* [Exercise instructions] Return precisely the span of lines from the top of the material below to the line containing "plt.rcParams['mathtext.fontset'] = 'cm'", both included. Pictures are excluded.

* [Information supplied]
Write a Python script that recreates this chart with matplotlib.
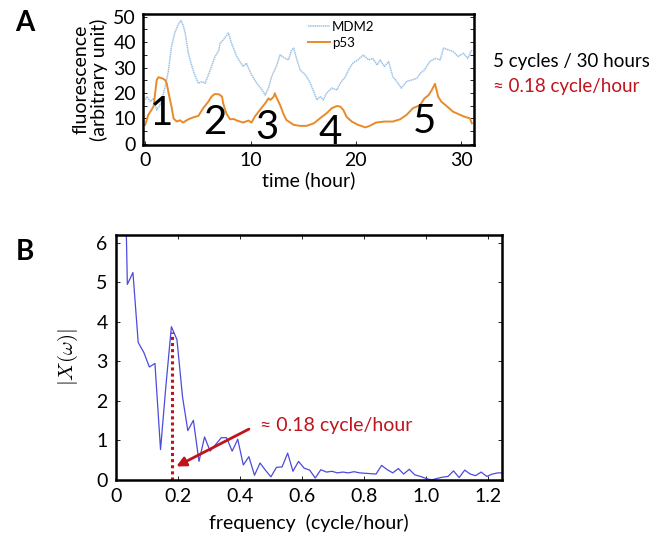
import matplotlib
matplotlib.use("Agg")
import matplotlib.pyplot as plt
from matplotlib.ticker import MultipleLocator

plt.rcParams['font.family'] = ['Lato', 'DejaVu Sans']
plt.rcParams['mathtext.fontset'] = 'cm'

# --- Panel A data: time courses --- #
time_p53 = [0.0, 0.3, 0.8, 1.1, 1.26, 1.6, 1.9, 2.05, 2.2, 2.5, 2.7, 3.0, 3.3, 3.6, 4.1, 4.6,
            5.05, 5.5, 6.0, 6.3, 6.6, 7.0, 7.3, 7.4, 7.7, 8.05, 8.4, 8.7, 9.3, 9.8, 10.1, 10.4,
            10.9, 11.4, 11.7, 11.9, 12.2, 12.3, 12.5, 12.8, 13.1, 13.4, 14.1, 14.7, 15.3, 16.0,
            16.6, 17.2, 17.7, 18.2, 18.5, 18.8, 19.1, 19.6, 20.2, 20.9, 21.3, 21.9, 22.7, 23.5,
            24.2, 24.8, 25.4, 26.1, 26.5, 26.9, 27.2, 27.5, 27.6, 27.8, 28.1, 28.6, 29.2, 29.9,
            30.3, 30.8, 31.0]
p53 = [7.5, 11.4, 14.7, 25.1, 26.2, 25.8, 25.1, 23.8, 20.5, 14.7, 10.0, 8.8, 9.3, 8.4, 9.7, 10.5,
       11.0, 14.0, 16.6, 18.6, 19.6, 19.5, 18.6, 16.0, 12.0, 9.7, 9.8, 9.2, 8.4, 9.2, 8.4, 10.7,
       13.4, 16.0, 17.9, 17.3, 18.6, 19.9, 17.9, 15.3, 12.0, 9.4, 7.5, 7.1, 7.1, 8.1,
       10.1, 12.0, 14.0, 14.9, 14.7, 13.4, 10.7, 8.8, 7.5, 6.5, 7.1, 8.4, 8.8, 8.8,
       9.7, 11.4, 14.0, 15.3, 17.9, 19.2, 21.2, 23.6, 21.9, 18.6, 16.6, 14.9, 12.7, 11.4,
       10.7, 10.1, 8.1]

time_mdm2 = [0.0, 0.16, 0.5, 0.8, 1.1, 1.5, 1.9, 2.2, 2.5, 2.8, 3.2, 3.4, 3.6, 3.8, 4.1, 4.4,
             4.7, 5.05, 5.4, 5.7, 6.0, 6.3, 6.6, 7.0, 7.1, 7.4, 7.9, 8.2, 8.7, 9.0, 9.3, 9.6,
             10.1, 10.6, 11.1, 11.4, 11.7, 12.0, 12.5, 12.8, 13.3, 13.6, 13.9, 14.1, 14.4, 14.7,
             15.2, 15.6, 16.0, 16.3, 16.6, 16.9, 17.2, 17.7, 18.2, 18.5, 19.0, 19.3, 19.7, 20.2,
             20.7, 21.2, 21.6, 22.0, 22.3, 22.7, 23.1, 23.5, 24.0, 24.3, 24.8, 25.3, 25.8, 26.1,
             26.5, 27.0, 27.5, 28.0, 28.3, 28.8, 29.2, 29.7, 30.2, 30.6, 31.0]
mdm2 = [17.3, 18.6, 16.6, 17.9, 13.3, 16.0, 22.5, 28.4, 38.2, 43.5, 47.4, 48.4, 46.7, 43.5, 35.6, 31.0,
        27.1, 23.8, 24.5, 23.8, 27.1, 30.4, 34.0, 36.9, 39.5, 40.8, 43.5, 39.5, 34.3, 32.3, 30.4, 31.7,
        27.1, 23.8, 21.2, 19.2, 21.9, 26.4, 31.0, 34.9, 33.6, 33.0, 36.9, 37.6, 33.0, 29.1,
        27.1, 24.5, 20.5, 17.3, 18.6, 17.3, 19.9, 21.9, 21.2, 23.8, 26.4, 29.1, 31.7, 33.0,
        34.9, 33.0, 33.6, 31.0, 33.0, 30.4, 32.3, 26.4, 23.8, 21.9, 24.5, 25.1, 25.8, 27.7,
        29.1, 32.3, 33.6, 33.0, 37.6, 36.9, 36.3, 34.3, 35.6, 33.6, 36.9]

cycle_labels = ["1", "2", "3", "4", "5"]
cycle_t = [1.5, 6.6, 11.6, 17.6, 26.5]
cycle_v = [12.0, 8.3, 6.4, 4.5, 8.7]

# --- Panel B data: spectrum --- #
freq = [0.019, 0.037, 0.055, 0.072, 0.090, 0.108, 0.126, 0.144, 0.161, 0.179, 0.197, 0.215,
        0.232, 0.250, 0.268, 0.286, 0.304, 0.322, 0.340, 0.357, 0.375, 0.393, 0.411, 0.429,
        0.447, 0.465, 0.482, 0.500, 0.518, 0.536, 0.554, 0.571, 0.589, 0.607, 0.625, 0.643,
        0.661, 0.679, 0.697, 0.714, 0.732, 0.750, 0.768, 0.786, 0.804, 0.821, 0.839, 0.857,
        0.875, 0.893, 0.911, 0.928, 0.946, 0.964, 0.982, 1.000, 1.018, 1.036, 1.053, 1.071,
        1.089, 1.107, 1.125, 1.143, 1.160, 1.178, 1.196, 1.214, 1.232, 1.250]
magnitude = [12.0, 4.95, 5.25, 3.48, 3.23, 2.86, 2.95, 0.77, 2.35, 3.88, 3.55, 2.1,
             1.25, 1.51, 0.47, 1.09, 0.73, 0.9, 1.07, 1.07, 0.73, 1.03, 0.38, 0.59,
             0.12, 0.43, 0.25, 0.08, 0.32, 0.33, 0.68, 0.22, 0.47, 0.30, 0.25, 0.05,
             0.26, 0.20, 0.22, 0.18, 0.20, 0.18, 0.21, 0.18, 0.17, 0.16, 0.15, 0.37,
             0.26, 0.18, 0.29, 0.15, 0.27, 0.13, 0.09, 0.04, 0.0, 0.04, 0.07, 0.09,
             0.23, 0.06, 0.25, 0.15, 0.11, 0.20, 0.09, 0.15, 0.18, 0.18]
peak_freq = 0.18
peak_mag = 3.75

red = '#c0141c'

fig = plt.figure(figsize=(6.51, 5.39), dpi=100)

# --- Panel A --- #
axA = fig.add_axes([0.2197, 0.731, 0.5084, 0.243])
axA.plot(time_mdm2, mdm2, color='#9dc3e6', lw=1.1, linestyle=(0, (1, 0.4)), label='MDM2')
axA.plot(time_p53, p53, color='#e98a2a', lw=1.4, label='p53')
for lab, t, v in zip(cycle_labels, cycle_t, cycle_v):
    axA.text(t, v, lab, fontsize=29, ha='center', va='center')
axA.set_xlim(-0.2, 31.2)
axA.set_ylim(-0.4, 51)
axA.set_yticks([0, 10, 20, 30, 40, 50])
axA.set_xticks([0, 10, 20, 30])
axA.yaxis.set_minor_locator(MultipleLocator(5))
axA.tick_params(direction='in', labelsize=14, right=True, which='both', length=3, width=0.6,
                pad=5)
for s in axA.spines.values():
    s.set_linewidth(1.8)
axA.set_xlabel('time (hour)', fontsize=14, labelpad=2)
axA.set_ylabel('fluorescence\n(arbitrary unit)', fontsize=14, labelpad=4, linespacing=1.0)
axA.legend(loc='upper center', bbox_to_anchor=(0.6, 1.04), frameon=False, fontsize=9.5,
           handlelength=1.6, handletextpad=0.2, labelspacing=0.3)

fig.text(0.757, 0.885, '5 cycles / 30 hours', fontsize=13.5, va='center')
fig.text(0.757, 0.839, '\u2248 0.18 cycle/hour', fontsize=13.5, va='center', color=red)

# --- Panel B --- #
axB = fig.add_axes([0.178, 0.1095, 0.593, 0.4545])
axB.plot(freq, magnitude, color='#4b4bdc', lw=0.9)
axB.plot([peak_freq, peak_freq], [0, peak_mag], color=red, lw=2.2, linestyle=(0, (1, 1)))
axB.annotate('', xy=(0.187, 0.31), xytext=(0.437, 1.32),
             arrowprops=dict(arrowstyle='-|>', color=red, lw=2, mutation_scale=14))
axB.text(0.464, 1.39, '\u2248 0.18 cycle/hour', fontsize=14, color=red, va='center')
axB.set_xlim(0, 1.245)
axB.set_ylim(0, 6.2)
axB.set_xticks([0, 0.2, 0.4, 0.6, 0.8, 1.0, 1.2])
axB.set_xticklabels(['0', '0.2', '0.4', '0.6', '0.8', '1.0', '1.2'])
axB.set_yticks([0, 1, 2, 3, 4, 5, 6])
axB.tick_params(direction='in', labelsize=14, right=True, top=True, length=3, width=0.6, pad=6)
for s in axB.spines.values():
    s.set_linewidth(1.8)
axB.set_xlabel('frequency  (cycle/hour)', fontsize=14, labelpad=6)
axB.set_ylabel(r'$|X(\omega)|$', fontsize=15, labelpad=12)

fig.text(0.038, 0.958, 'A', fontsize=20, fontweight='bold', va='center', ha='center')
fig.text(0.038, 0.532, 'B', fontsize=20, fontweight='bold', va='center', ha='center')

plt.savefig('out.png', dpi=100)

* [Exercise response]
Write a Python script that recreates this chart with matplotlib.
import matplotlib
matplotlib.use("Agg")
import matplotlib.pyplot as plt
from matplotlib.ticker import MultipleLocator

plt.rcParams['font.family'] = ['Lato', 'DejaVu Sans']
plt.rcParams['mathtext.fontset'] = 'cm'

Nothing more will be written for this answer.